**Your instructions:**
Each line from the start of the data below through the one containing "(f0d) [open] at" must be reproduced exactly.

**Provided records:**
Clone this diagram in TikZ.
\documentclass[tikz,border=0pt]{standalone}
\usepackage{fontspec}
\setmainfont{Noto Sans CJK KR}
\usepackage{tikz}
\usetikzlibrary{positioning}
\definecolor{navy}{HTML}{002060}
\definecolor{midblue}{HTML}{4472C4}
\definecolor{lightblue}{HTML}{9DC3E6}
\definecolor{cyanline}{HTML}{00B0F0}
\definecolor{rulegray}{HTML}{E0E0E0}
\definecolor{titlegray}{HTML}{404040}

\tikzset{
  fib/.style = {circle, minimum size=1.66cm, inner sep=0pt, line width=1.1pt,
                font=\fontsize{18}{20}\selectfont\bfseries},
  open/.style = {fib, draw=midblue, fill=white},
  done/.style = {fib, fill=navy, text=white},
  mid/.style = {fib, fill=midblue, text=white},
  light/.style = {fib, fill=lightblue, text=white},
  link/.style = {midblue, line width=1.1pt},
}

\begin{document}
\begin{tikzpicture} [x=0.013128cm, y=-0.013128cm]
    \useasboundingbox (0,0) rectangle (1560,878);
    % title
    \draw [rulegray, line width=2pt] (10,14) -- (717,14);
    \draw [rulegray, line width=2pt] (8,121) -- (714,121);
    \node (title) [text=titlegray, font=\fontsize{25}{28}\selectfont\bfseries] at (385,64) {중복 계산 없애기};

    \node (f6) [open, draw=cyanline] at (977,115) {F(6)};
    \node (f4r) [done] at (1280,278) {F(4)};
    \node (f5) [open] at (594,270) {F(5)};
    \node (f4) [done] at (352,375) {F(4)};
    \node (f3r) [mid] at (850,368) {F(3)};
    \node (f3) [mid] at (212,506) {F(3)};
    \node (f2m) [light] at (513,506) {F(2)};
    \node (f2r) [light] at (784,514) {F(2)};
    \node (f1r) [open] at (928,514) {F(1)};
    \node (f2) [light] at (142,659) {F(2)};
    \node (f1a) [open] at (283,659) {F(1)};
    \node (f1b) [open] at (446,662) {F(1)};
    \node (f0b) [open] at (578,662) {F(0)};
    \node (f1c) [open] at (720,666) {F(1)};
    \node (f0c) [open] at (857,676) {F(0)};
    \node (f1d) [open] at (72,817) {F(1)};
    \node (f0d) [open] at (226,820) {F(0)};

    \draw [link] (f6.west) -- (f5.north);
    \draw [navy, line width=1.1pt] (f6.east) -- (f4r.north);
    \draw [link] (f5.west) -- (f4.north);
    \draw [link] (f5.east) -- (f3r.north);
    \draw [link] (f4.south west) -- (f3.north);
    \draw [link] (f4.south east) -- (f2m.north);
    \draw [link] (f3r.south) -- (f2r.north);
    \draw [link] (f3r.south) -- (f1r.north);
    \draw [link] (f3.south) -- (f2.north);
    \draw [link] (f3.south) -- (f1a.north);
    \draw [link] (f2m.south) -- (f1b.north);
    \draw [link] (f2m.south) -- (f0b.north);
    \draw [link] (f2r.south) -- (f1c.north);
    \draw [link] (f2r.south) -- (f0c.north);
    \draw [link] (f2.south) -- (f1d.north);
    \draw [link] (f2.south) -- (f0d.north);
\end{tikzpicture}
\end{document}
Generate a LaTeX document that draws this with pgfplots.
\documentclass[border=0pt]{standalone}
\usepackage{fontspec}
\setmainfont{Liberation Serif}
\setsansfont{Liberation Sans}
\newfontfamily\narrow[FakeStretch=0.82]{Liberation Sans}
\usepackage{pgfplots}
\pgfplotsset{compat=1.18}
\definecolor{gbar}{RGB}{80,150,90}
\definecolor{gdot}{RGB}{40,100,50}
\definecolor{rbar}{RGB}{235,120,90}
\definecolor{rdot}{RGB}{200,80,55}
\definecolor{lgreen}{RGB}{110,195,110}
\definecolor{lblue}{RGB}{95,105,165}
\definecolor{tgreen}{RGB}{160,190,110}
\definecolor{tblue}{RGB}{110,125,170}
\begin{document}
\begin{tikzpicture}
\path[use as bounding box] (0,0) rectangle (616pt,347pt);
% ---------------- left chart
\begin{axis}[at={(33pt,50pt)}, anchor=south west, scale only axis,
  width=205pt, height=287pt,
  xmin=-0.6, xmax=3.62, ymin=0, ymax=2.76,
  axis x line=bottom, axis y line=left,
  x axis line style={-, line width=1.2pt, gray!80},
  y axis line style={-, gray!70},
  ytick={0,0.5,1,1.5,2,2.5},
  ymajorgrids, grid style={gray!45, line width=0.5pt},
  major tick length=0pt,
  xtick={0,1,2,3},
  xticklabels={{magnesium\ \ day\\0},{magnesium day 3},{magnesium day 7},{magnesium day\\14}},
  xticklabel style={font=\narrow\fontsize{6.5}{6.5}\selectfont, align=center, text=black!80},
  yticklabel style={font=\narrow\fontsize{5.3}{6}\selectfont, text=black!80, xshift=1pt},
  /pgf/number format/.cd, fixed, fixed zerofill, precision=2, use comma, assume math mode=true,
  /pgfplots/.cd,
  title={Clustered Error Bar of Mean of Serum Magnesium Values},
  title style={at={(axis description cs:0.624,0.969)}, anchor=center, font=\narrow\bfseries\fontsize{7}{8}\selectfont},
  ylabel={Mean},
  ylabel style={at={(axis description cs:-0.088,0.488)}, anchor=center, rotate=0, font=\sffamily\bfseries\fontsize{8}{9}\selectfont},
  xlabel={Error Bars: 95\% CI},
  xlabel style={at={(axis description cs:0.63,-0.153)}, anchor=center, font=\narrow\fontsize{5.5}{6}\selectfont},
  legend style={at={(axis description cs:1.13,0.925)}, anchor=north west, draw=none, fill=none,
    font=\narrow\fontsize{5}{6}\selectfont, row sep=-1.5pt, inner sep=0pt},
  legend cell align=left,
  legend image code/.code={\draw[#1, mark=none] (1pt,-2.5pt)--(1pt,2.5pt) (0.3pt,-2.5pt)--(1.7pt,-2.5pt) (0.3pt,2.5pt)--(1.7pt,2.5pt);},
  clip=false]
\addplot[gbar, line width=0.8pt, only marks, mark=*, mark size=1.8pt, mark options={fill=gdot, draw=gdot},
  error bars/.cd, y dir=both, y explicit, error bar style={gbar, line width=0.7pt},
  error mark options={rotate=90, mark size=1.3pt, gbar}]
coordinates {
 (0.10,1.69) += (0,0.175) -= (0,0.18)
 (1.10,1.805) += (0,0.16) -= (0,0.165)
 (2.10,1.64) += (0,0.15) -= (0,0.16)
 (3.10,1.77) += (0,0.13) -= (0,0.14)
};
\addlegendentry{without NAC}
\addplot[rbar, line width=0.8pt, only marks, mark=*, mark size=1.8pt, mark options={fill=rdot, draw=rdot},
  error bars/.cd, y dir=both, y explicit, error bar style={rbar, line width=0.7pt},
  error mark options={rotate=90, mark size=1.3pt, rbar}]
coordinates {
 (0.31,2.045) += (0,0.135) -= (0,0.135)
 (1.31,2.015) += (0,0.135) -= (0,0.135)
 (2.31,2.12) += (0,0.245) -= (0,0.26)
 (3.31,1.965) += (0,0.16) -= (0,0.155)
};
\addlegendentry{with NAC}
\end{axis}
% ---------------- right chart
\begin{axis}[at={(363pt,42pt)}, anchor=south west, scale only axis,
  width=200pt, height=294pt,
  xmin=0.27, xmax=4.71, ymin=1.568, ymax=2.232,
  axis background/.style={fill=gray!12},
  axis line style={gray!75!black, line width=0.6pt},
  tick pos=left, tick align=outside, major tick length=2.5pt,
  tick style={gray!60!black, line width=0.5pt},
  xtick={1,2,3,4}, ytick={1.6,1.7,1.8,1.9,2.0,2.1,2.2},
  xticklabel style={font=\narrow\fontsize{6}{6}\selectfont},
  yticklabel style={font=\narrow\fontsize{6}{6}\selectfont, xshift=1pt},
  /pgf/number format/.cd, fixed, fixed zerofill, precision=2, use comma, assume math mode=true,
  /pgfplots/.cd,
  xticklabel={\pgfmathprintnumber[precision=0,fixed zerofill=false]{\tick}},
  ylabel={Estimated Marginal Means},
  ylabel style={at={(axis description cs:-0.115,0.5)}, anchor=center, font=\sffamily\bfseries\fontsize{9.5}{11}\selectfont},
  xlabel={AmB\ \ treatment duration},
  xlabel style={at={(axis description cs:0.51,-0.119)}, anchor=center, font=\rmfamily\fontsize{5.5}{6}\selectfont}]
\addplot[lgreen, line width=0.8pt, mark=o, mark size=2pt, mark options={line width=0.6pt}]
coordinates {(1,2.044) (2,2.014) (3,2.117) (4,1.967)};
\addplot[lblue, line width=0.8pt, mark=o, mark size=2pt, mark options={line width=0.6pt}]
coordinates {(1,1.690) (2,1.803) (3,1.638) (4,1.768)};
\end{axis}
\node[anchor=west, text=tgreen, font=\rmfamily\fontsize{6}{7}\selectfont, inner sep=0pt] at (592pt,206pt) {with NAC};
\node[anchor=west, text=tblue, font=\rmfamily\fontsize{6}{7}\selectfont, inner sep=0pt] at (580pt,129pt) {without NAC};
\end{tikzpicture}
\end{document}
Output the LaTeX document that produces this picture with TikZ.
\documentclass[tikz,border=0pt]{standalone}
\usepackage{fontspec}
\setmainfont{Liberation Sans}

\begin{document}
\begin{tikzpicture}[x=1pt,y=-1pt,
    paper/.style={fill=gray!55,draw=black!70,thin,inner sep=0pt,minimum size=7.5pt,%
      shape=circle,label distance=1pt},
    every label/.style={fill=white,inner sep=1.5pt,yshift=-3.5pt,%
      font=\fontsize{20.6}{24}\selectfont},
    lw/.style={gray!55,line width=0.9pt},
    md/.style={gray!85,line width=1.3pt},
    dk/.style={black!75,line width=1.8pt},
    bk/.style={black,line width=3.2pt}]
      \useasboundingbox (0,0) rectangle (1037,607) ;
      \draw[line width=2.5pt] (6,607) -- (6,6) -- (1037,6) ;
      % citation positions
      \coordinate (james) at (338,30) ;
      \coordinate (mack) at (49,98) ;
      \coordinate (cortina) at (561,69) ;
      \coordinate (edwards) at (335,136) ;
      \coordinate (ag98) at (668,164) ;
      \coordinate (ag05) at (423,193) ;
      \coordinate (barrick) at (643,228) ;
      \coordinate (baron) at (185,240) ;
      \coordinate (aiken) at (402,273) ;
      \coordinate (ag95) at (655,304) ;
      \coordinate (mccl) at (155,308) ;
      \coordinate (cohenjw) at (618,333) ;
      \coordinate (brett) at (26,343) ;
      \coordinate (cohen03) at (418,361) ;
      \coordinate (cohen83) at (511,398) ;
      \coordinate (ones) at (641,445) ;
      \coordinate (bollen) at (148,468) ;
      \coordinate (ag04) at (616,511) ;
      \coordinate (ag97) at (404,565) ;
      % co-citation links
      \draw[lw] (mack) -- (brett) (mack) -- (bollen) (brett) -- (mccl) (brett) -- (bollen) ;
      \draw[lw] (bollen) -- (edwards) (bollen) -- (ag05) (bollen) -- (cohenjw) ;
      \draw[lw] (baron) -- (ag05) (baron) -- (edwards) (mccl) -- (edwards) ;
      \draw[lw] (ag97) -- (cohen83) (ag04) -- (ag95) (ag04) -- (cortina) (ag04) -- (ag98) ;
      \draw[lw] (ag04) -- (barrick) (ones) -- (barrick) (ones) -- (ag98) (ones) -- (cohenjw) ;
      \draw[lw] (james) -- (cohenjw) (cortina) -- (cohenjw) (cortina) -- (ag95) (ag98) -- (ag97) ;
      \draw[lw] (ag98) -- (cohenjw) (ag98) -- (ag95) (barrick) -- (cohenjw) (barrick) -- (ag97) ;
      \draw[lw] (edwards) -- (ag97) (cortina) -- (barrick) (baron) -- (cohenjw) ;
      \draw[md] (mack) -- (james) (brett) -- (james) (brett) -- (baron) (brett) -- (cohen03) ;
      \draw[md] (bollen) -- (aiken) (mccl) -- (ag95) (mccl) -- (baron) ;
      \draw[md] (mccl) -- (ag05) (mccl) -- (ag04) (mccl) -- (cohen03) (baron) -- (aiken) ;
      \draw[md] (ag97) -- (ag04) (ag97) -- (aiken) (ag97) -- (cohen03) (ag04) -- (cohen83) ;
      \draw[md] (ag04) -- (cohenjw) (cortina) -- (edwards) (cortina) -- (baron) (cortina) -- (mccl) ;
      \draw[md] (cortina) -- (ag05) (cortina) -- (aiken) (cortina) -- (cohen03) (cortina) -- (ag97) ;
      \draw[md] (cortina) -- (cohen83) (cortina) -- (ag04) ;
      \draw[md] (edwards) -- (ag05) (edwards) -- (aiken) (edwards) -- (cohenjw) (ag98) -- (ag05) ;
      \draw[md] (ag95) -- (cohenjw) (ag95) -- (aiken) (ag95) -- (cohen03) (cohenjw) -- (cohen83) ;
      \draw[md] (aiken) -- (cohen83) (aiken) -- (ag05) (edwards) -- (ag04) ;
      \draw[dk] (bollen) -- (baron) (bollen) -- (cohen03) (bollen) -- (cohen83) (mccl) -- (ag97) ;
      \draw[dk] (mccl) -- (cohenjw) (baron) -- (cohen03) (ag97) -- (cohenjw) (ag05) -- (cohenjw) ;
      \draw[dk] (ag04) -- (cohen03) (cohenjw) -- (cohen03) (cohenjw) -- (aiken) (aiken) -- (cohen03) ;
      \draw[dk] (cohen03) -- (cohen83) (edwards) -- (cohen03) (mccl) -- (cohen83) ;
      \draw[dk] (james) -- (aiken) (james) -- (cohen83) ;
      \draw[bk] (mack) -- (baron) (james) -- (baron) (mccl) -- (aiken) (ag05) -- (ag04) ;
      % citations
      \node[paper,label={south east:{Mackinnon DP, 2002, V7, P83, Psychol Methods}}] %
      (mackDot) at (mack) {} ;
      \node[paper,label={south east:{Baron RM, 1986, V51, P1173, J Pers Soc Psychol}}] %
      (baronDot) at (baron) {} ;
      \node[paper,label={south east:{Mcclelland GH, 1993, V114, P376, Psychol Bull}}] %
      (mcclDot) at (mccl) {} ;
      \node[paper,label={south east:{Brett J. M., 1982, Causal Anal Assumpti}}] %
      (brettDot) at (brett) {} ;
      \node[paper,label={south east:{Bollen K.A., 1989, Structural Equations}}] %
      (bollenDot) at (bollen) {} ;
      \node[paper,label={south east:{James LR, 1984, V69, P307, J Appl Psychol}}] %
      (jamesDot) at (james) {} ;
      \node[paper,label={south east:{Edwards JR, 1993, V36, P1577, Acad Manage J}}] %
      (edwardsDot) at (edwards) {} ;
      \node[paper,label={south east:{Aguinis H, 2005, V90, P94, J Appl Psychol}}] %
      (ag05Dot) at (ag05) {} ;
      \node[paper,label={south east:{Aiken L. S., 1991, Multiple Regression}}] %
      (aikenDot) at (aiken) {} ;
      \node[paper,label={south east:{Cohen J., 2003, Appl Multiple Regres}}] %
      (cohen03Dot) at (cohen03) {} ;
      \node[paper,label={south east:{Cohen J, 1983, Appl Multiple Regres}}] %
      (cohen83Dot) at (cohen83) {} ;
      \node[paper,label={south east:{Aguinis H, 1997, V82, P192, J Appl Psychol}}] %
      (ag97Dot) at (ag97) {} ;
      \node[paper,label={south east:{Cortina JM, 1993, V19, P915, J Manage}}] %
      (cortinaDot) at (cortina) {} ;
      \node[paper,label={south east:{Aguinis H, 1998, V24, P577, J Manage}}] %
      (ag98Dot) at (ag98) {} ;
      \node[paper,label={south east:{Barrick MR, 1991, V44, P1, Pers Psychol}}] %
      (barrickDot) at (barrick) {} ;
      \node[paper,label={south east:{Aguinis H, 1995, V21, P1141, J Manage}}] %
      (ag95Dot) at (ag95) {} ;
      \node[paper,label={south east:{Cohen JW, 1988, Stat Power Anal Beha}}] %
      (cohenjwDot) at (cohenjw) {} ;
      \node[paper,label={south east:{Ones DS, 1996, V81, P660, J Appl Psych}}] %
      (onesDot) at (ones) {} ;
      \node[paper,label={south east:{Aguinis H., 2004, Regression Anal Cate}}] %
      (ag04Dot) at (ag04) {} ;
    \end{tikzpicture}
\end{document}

**Task response:**
Clone this diagram in TikZ.
\documentclass[tikz,border=0pt]{standalone}
\usepackage{fontspec}
\setmainfont{Noto Sans CJK KR}
\usepackage{tikz}
\usetikzlibrary{positioning}
\definecolor{navy}{HTML}{002060}
\definecolor{midblue}{HTML}{4472C4}
\definecolor{lightblue}{HTML}{9DC3E6}
\definecolor{cyanline}{HTML}{00B0F0}
\definecolor{rulegray}{HTML}{E0E0E0}
\definecolor{titlegray}{HTML}{404040}

\tikzset{
  fib/.style = {circle, minimum size=1.66cm, inner sep=0pt, line width=1.1pt,
                font=\fontsize{18}{20}\selectfont\bfseries},
  open/.style = {fib, draw=midblue, fill=white},
  done/.style = {fib, fill=navy, text=white},
  mid/.style = {fib, fill=midblue, text=white},
  light/.style = {fib, fill=lightblue, text=white},
  link/.style = {midblue, line width=1.1pt},
}

\begin{document}
\begin{tikzpicture} [x=0.013128cm, y=-0.013128cm]
    \useasboundingbox (0,0) rectangle (1560,878);
    % title
    \draw [rulegray, line width=2pt] (10,14) -- (717,14);
    \draw [rulegray, line width=2pt] (8,121) -- (714,121);
    \node (title) [text=titlegray, font=\fontsize{25}{28}\selectfont\bfseries] at (385,64) {중복 계산 없애기};

    \node (f6) [open, draw=cyanline] at (977,115) {F(6)};
    \node (f4r) [done] at (1280,278) {F(4)};
    \node (f5) [open] at (594,270) {F(5)};
    \node (f4) [done] at (352,375) {F(4)};
    \node (f3r) [mid] at (850,368) {F(3)};
    \node (f3) [mid] at (212,506) {F(3)};
    \node (f2m) [light] at (513,506) {F(2)};
    \node (f2r) [light] at (784,514) {F(2)};
    \node (f1r) [open] at (928,514) {F(1)};
    \node (f2) [light] at (142,659) {F(2)};
    \node (f1a) [open] at (283,659) {F(1)};
    \node (f1b) [open] at (446,662) {F(1)};
    \node (f0b) [open] at (578,662) {F(0)};
    \node (f1c) [open] at (720,666) {F(1)};
    \node (f0c) [open] at (857,676) {F(0)};
    \node (f1d) [open] at (72,817) {F(1)};
    \node (f0d) [open] at (226,820) {F(0)};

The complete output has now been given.